Selbst eine Fahrt mit Windböen von 8 bis 9 auf der Ostsee haben wir dank unseres guten Kommandanten und dem zuverlässigen Boot gut überstanden. Nur gab es einige Seekranke bei unserer Besatzung.

 

Was die Unterbringung betrifft, hatten wir gegenüber U-Booten und anderen Einheiten ja schon Luxus und wir hatten ja noch die Landunterkünfte im Stützpunkt. Ich bin gerne auf dem Boot gefahren.
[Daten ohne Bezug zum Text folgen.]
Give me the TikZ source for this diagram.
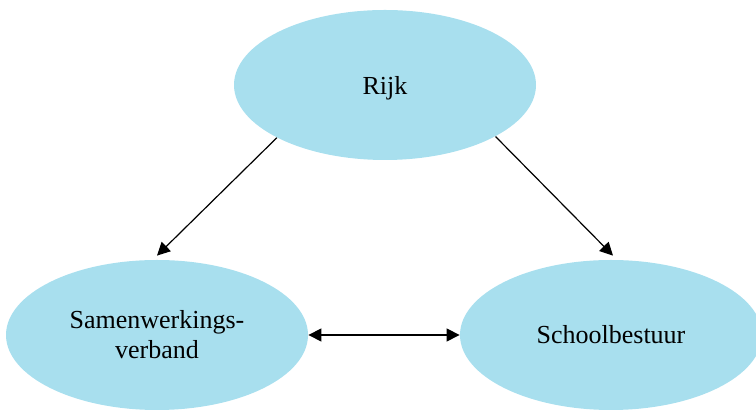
\documentclass[tikz,border=0pt]{standalone}
\usepackage{fontspec}
\setmainfont{Liberation Serif}
\usetikzlibrary{shapes.geometric,arrows.meta}
\definecolor{bub}{RGB}{168,223,238}
\tikzset{
  bubble/.style={ellipse, fill=bub, draw=none, minimum width=151pt, minimum height=75pt, inner sep=0pt, font=\fontsize{13}{15}\selectfont, align=center},
  conn/.style={line width=0.6pt, -{Triangle[length=6.5pt,width=6.5pt]}},
  bconn/.style={line width=0.6pt, {Triangle[length=6.5pt,width=6.5pt]}-{Triangle[length=6.5pt,width=6.5pt]}}
}
\begin{document}
\begin{tikzpicture}[x=0.5pt,y=-0.5pt]
\useasboundingbox (0,0) rectangle (756,410);
\begin{scope}
\clip (0,0) rectangle (756,410);
\node[bubble] (rijk) at (385,85) {};
\node[font=\fontsize{13}{15}\selectfont] (rijkt) at (385,88) {Rijk};
\node[bubble] (sam) at (157,335) {Samenwerkings-\\verband};
\node[bubble] (sch) at (611,335) {Schoolbestuur};
\end{scope}
\draw[conn] (rijk.206) -- ([yshift=2pt]sam.north);
\draw[conn] (rijk.335) -- ([yshift=2pt,xshift=1pt]sch.north);
\draw[bconn] (sam.east) -- (sch.west);
\end{tikzpicture}
\end{document}
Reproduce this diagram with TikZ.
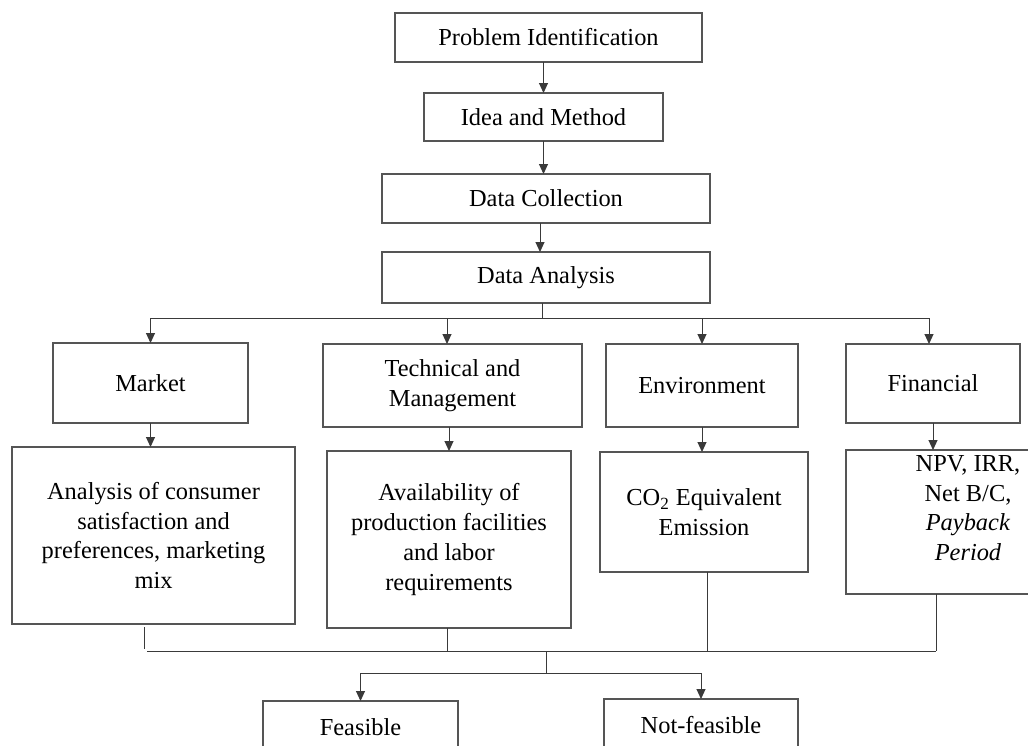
\documentclass[tikz,border=0pt]{standalone}
\usepackage{fontspec}
\setmainfont{Liberation Serif}
\usetikzlibrary{arrows.meta}
\definecolor{boxc}{HTML}{555555}
\definecolor{linec}{HTML}{3a3a3a}
\tikzset{
  box/.style={draw=boxc, line width=0.55pt, inner sep=0pt, outer sep=0pt, align=center,
    font=\fontsize{12.2}{14.85}\selectfont},
  conn/.style={draw=linec, line width=0.5pt},
  arr/.style={conn, -{Triangle[length=5pt,width=4.5pt]}},
}
\begin{document}
\begin{tikzpicture}[x=0.5pt,y=-0.5pt]
\useasboundingbox (0,0) rectangle (1028,745);
\begin{scope}
\clip (0,0) rectangle (1028,745);
\fill[white] (0,0) rectangle (1028,745);

\node[box, minimum width=153.5pt, minimum height=24.5pt] (pi) at (548.5,37.5) {Problem Identification};
\node[box, minimum width=119.5pt, minimum height=24pt] (im) at (543.5,117) {Idea and Method};
\node[box, minimum width=164pt, minimum height=24.5pt] (dc) at (546,198.5) {Data Collection};
\node[box, minimum width=164pt, minimum height=25.5pt] (da) at (546,277.5) {Data Analysis};

\node[box, minimum width=97.5pt, minimum height=40pt] (mk) at (150.5,383) {Market};
\node[box, minimum width=129.5pt, minimum height=41.5pt] (tm) at (452.5,385.5) {Technical and\\Management};
\node[box, minimum width=96pt, minimum height=41.5pt] (en) at (702,385.5) {Environment};
\node[box, minimum width=87pt, minimum height=39.5pt] (fi) at (933,383.5) {Financial};

\node[box, minimum width=141.5pt, minimum height=88.5pt] (an) at (153.5,535.5) {Analysis of consumer\\satisfaction and\\preferences, marketing\\mix};
\node[box, minimum width=122pt, minimum height=88.5pt] (av) at (449,539.5) {Availability of\\production facilities\\and labor\\requirements};
\node[box, minimum width=104pt, minimum height=60pt] (co) at (704,512) {CO\textsubscript{2} Equivalent\\Emission};
\node[box, minimum width=122pt, minimum height=72pt] (npv) at (968,522) {};
\node[box, draw=none] (npvt) at ([yshift=7pt]npv.center) {NPV, IRR,\\Net B/C,\\\textit{Payback}\\\textit{Period}};

\node[box, minimum width=97.5pt, minimum height=26pt] (fe) at (360.5,727) {Feasible};
\node[box, minimum width=97pt, minimum height=26pt] (nf) at (701,725) {Not-feasible};

\coordinate (bus1) at (546,318);
\coordinate (bus2) at (546,651);
\coordinate (bus3) at (546,673);

% top chain
\draw[arr] (pi.south -| im.north) -- (im.north);
\draw[arr] (im.south) -- (im.south |- dc.north);
\coordinate (dcb) at ([xshift=-3pt]dc.south);
\draw[arr] (dcb) -- (dcb |- da.north);
\coordinate (dab) at ([xshift=-2pt]da.south);
\draw[conn] (dab) -- (dab |- bus1);

% first bus
\coordinate (tmt) at ([xshift=-2.75pt]tm.north);
\coordinate (fit) at ([xshift=-2pt]fi.north);
\draw[conn] (mk.north |- bus1) -- (fit |- bus1);
\draw[arr] (mk.north |- bus1) -- (mk.north);
\draw[arr] (tmt |- bus1) -- (tmt);
\draw[arr] (en.north |- bus1) -- (en.north);
\draw[arr] (fit |- bus1) -- (fit);

% second row arrows
\draw[arr] (mk.south) -- (mk.south |- an.north);
\draw[arr] (av.north |- tm.south) -- (av.north);
\draw[arr] (en.south) -- (en.south |- co.north);
\draw[arr] (fi.south) -- (fi.south |- npv.north);

% bottom collection bus
\coordinate (anb) at ([xshift=-4.75pt,yshift=-1.5pt]an.south);
\coordinate (anbe) at ([yshift=1pt]anb |- bus2);
\draw[conn] (anb) -- (anbe);
\coordinate (busL) at ([xshift=-3.25pt]an.south |- bus2);
\coordinate (npvb) at ([xshift=-16pt]npv.south);
\draw[conn] (busL) -- (npvb |- bus2);
\draw[conn] (npvb) -- (npvb |- bus2);
\coordinate (avb) at ([xshift=-1pt]av.south);
\draw[conn] (avb) -- (avb |- bus2);
\coordinate (cob) at ([xshift=1.5pt]co.south);
\draw[conn] (cob) -- (cob |- bus2);

% final split
\draw[conn] (bus2) -- (bus3);
\draw[conn] (fe.north |- bus3) -- (nf.north |- bus3);
\draw[arr] (fe.north |- bus3) -- (fe.north);
\draw[arr] (nf.north |- bus3) -- (nf.north);
\end{scope}
\end{tikzpicture}
\end{document}
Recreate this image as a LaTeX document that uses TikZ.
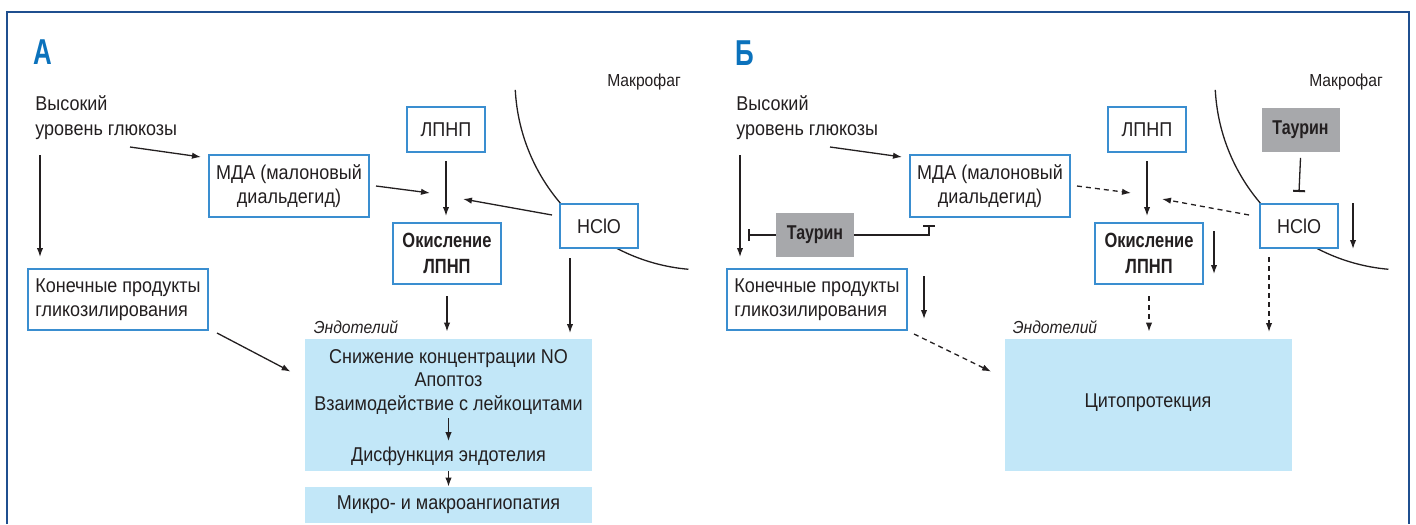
\documentclass[tikz,border=0pt]{standalone}
\usepackage{fontspec}
\setmainfont{Liberation Sans}[FakeStretch=0.9]
\newfontfamily\cbf{Liberation Sans}[FakeStretch=0.8]
\newfontfamily\hdrfont{Liberation Sans}[FakeStretch=0.72]
\usetikzlibrary{arrows.meta}

\definecolor{frameblue}{HTML}{1F4F8F}
\definecolor{boxblue}{HTML}{3A8ED0}
\definecolor{cellblue}{HTML}{C2E7F8}
\definecolor{taugray}{HTML}{A7A8AB}
\definecolor{hdrblue}{HTML}{0B72BC}
\definecolor{ink}{HTML}{231F20}

\begin{document}
\begin{tikzpicture}[x=0.5pt,y=-0.5pt,
  every node/.style={inner sep=0pt,text=ink,font=\fontsize{10}{12}\selectfont},
  box/.style={draw=boxblue,line width=1pt,fill=white,align=center},
  boldbox/.style={box,font=\fontsize{10.3}{13}\cbf\bfseries},
  taubox/.style={fill=taugray,minimum width=39pt,minimum height=22pt,
    font=\fontsize{10}{12}\cbf\bfseries},
  cell/.style={fill=cellblue,minimum width=143.5pt},
  small/.style={font=\fontsize{8.7}{10}\selectfont},
  itsmall/.style={font=\fontsize{8.7}{10}\selectfont\itshape},
  hdr/.style={text=hdrblue,font=\fontsize{18}{18}\hdrfont\bfseries},
  arr/.style={draw=ink,line width=0.65pt,-{Latex[length=4.5pt,width=3.2pt]}},
  darr/.style={arr,dash pattern=on 2.5pt off 2pt},
  inh/.style={draw=ink,line width=0.65pt,-{Bar[width=6pt,line width=1pt]}}]

  % рамка (снизу открыта)
  \useasboundingbox (0,0) rectangle (1416,524);
  \draw[frameblue,line width=1.4pt] (7,524) -- (7,12) -- (1409,12) -- (1409,524);

  % мембрана макрофага
  \draw[ink,line width=0.65pt] (705,80) ++(177:190) arc[start angle=177,end angle=95,radius=190];
  \draw[ink,line width=0.65pt] (1405,80) ++(177:190) arc[start angle=177,end angle=95,radius=190];

  % ---------- А ----------
  \node[hdr] (hdrA) at (43,52) {А};
  \node[small] (macA) at (644,82) {Макрофаг};
  \node[itsmall] (endA) at (356,327) {Эндотелий};

  \node[anchor=west,align=left,font=\fontsize{10}{12.5}\selectfont] (glucA) at (35,118)
    {Высокий\\уровень глюкозы};
  \node[box,minimum width=80pt,minimum height=31pt] (mdaA) at (289,186)
    {МДА (малоновый\\диальдегид)};
  \node[box,minimum width=39pt,minimum height=22.5pt] (ldlA) at (446,129.5) {ЛПНП};
  \node[boldbox,minimum width=54pt,minimum height=30.5pt] (oxA) at (447,253.5)
    {Окисление\\ЛПНП};
  \node[box,minimum width=39pt,minimum height=22pt] (hclA) at (599,226) {HClO};
  \node[box,minimum width=90pt,minimum height=30.5pt,align=left]
    (ageA) at (118,299.5) {Конечные продукты\\гликозилирования};

  \node[cell,minimum height=66pt] (endoA) at (448.5,405) {};
  \node[anchor=base] (l1A) at (448.5,363) {Снижение концентрации NO};
  \node[anchor=base] (l2A) at (448.5,386) {Апоптоз};
  \node[anchor=base] (l3A) at (448.5,410) {Взаимодействие с лейкоцитами};
  \node[anchor=base] (l4A) at (448.5,461) {Дисфункция эндотелия};
  \node[cell,minimum height=18pt] (microA) at (448.5,505) {Микро- и макроангиопатия};

  \coordinate (gA1) at (130,147);
  \coordinate (gA2) at (40,155);
  \coordinate (jA1) at (430,193);
  \coordinate (jA2) at (463,199);

  \draw[arr] (gA1) -- ([xshift=-3.5pt,yshift=-1.5pt]mdaA.north west);
  \draw[arr] (gA2) -- ([yshift=5.5pt]ageA.north -| gA2);
  \draw[arr] ([xshift=3pt]mdaA.east) -- (jA1);
  \draw[arr] ([xshift=-3.5pt,yshift=5.5pt]hclA.west) -- (jA2);
  \draw[arr] ([yshift=-4pt]ldlA.south) -- ++(0,55);
  \draw[arr] ([yshift=-5.5pt]oxA.south) -- ([yshift=3.5pt]endoA.north -| oxA.south);
  \draw[arr] ([xshift=-14.5pt,yshift=-4.5pt]hclA.south) -- ++(0,75);
  \draw[arr] ([xshift=4pt,yshift=-1pt]ageA.south east) -- ([xshift=-7pt,yshift=-16.5pt]endoA.north west);
  \draw[arr] ([yshift=-2pt]l3A.south) -- ([yshift=2.5pt]l4A.north);
  \draw[arr] (endoA.south) -- (microA.north);

  % ---------- Б ----------
  \node[hdr] (hdrB) at (745,53) {Б};
  \node[small] (macB) at (1346,82) {Макрофаг};
  \node[itsmall] (endB) at (1055,327) {Эндотелий};

  \node[anchor=west,align=left,font=\fontsize{10}{12.5}\selectfont] (glucB) at (736,118)
    {Высокий\\уровень глюкозы};
  \node[box,minimum width=80pt,minimum height=31pt] (mdaB) at (990,186)
    {МДА (малоновый\\диальдегид)};
  \node[box,minimum width=39pt,minimum height=22.5pt] (ldlB) at (1147,129.5) {ЛПНП};
  \node[boldbox,minimum width=54pt,minimum height=30.5pt] (oxB) at (1149,253.5)
    {Окисление\\ЛПНП};
  \node[box,minimum width=39pt,minimum height=22pt] (hclB) at (1299,226) {HClO};
  \node[box,minimum width=90pt,minimum height=30.5pt,align=left]
    (ageB) at (817,299.5) {Конечные продукты\\гликозилирования};
  \node[taubox] (taurL) at (815,235) {Таурин};
  \node[taubox] (taurR) at (1300.5,129.5) {Таурин};

  \node[cell,minimum height=66pt] (endoB) at (1148,405) {};
  \node (cytB) at (1148,403) {Цитопротекция};

  \coordinate (gB1) at (830,147);
  \coordinate (gB2) at (740,155);
  \coordinate (tB1) at (748,235);
  \coordinate (jB1) at (1131,193);
  \coordinate (jB2) at (1162,199);

  \draw[arr] (gB1) -- ([xshift=-3.5pt,yshift=-1.5pt]mdaB.north west);
  \draw[arr] (gB2) -- ([yshift=5.5pt]ageB.north -| gB2);
  \draw[inh] (taurL.west) -- (tB1);
  \draw[inh] (taurL.east) -| ([xshift=10pt,yshift=-3.5pt]mdaB.south west);
  \draw[inh] ([yshift=-3pt]taurR.south) -- ([yshift=5.5pt]hclB.north);
  \draw[darr] ([xshift=3pt]mdaB.east) -- (jB1);
  \draw[darr] ([xshift=-5pt,yshift=5.5pt]hclB.west) -- (jB2);
  \draw[arr] ([yshift=-4pt]ldlB.south) -- ++(0,55);
  \draw[arr] ([xshift=7pt]hclB.north east) -- ([xshift=7pt]hclB.south east);
  \draw[arr] ([xshift=5pt,yshift=-4.5pt]oxB.north east) -- ++(0,43);
  \draw[arr] ([xshift=8pt,yshift=-4pt]ageB.north east) -- ++(0,43);
  \draw[darr] ([yshift=-5.5pt]oxB.south) -- ([yshift=3.5pt]endoB.north -| oxB.south);
  \draw[darr] ([xshift=-15pt,yshift=-4pt]hclB.south) -- ++(0,75);
  \draw[darr] ([xshift=3pt,yshift=-1.5pt]ageB.south east) -- ([xshift=-6.5pt,yshift=-16.5pt]endoB.north west);

\end{tikzpicture}
\end{document}
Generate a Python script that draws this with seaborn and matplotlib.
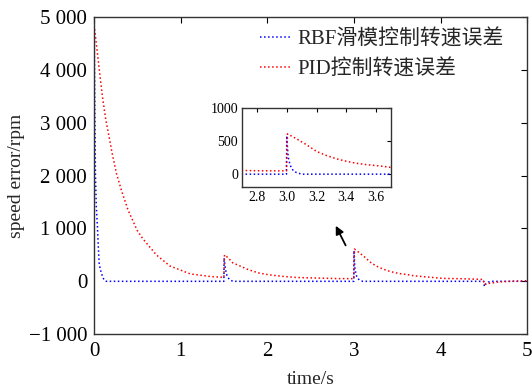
import numpy as np
import pandas as pd
import matplotlib
matplotlib.use("Agg")
from matplotlib import pyplot as plt
import seaborn as sns

# speed error of the RBF sliding-mode controller
t_rbf = [0, 0.004, 0.008, 0.015, 0.025, 0.038, 0.048, 0.058, 0.07, 0.085, 0.1, 0.12, 0.14,
         1.498, 1.5, 1.51, 1.525, 1.54, 1.56, 1.58, 1.61,
         2.998, 3.0, 3.005, 3.01, 3.02, 3.03, 3.045, 3.065, 3.1,
         4.498, 4.505, 4.52, 4.55, 4.6, 5.0]
v_rbf = [4800, 4000, 3200, 2000, 1400, 1030, 650, 340, 230, 150, 70, 20, 0,
         0, 440, 300, 150, 80, 40, 15, 0,
         0, 580, 400, 260, 160, 100, 50, 25, 0,
         0, -100, -50, -15, 0, 0]

# speed error of the PID controller
t_pid = [0, 0.038, 0.073, 0.096, 0.135, 0.173, 0.208, 0.258, 0.315, 0.392, 0.496, 0.56,
         0.718, 0.875, 1.11, 1.345, 1.498,
         1.505, 1.55, 1.6, 1.684, 1.78, 1.895, 2.01, 2.165, 2.34, 2.57, 2.8, 2.998,
         3.005, 3.065, 3.133, 3.2, 3.267, 3.335, 3.402, 3.47, 3.537, 3.627, 3.694,
         3.8, 4.03, 4.26, 4.49, 4.505, 4.55, 4.6, 4.68, 4.8, 5.0]
v_pid = [4850, 4310, 3810, 3490, 3050, 2730, 2420, 2040, 1720, 1345, 966, 810,
         500, 290, 140, 90, 75,
         500, 440, 350, 290, 220, 160, 125, 95, 72, 62, 52, 50,
         610, 537, 445, 345, 282, 232, 194, 164, 144, 124, 104,
         88, 55, 48, 35, -60, -40, -30, -10, 0, 10]

label_rbf = 'RBF滑模控制转速误差'
label_pid = 'PID控制转速误差'

yticks = [-1000, 0, 1000, 2000, 3000, 4000, 5000]
yticklabels = ['\u22121 000', '0', '1 000', '2 000', '3 000', '4 000', '5 000']
xticks = [0, 1, 2, 3, 4, 5]

in_xticks = [2.8, 3.0, 3.2, 3.4, 3.6]
in_xticklabels = ['2.8', '3.0', '3.2', '3.4', '3.6']
in_yticks = [0, 500, 1000]

df_rbf = pd.DataFrame({'t': t_rbf, 'v': v_rbf})
df_pid = pd.DataFrame({'t': t_pid, 'v': v_pid})

sns.set_style("white")
plt.rcParams['font.family'] = ['Liberation Serif', 'Noto Sans CJK SC']
plt.rcParams['axes.unicode_minus'] = True

fig = plt.figure(figsize=(5.32, 3.89), dpi=100)
ax = fig.add_axes([0.177, 0.141, 0.814, 0.815])

sns.lineplot(data=df_rbf, x='t', y='v', ax=ax, color='#0000ff', linestyle=':', lw=1.1,
             estimator=None, sort=False, label=label_rbf)
sns.lineplot(data=df_pid, x='t', y='v', ax=ax, color='#ff0000', linestyle=':', lw=1.1,
             estimator=None, sort=False, label=label_pid)

ax.set_xlim(0, 5)
ax.set_ylim(-1000, 5000)
ax.set_xticks(xticks)
ax.set_xticklabels([str(x) for x in xticks])
ax.set_yticks(yticks)
ax.set_yticklabels(yticklabels)
ax.tick_params(direction='in', length=4, width=0.8, top=True, right=True,
               labelsize=15, pad=5, colors='k')
ax.tick_params(axis='x', pad=6)
for s in ax.spines.values():
    s.set_color('#333333')
    s.set_linewidth(1.0)
ax.set_xlabel('time/s', fontsize=14, labelpad=7)
ax.set_ylabel('speed error/rpm', fontsize=14, labelpad=3)

leg = ax.legend(loc='upper right', bbox_to_anchor=(0.975, 1.0), frameon=False,
                fontsize=15, handlelength=1.5, handletextpad=0.3, labelspacing=0.45,
                borderaxespad=0.2)

ax.annotate('', xy=(2.775, 1098), xytext=(2.918, 633),
            arrowprops=dict(arrowstyle='-|>', color='k', lw=1.3, mutation_scale=12))

# zoomed inset around t = 3 s
axin = fig.add_axes([0.455, 0.520, 0.280, 0.202])
sns.lineplot(data=df_rbf, x='t', y='v', ax=axin, color='#0000ff', linestyle=':', lw=1.1,
             estimator=None, sort=False, legend=False)
sns.lineplot(data=df_pid, x='t', y='v', ax=axin, color='#ff0000', linestyle=':', lw=1.1,
             estimator=None, sort=False, legend=False)
axin.set_xlim(2.7, 3.7)
axin.set_ylim(-190, 1000)
axin.set_xticks(in_xticks)
axin.set_xticklabels(in_xticklabels)
axin.set_yticks(in_yticks)
axin.set_xlabel('')
axin.set_ylabel('')
axin.tick_params(direction='in', length=3, width=0.8, top=True, right=True,
                 labelsize=10, pad=3, colors='k')
for s in axin.spines.values():
    s.set_color('#333333')
    s.set_linewidth(1.0)

fig.savefig('out.png', dpi=100)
Wir waren nicht nur ein super Team, sondern eine richtige Familie, mit einem Kommandanten, für den wir durchs Feuer gegangen wären.

 

Zudem hatten wir keine nennenswerten Reparaturen und führten so die intervallmäßigen Wartungen durch. Immerhin hatten wir so eine Ausbildung und eine Fülle von Ersatzteilen, dass wir auch größere Reparaturen, wie Kolbenwechsel usw. hätten mit Bordmitteln ausführen können.

 

So problemlos die damalige Einführung funktionierte, scheinen heute Probleme bei neuen Schiffen üblich zu sein. Jahrelange Verspätungen bei der Auslieferungen und explodierende Kosten sind zur Normalität geworden.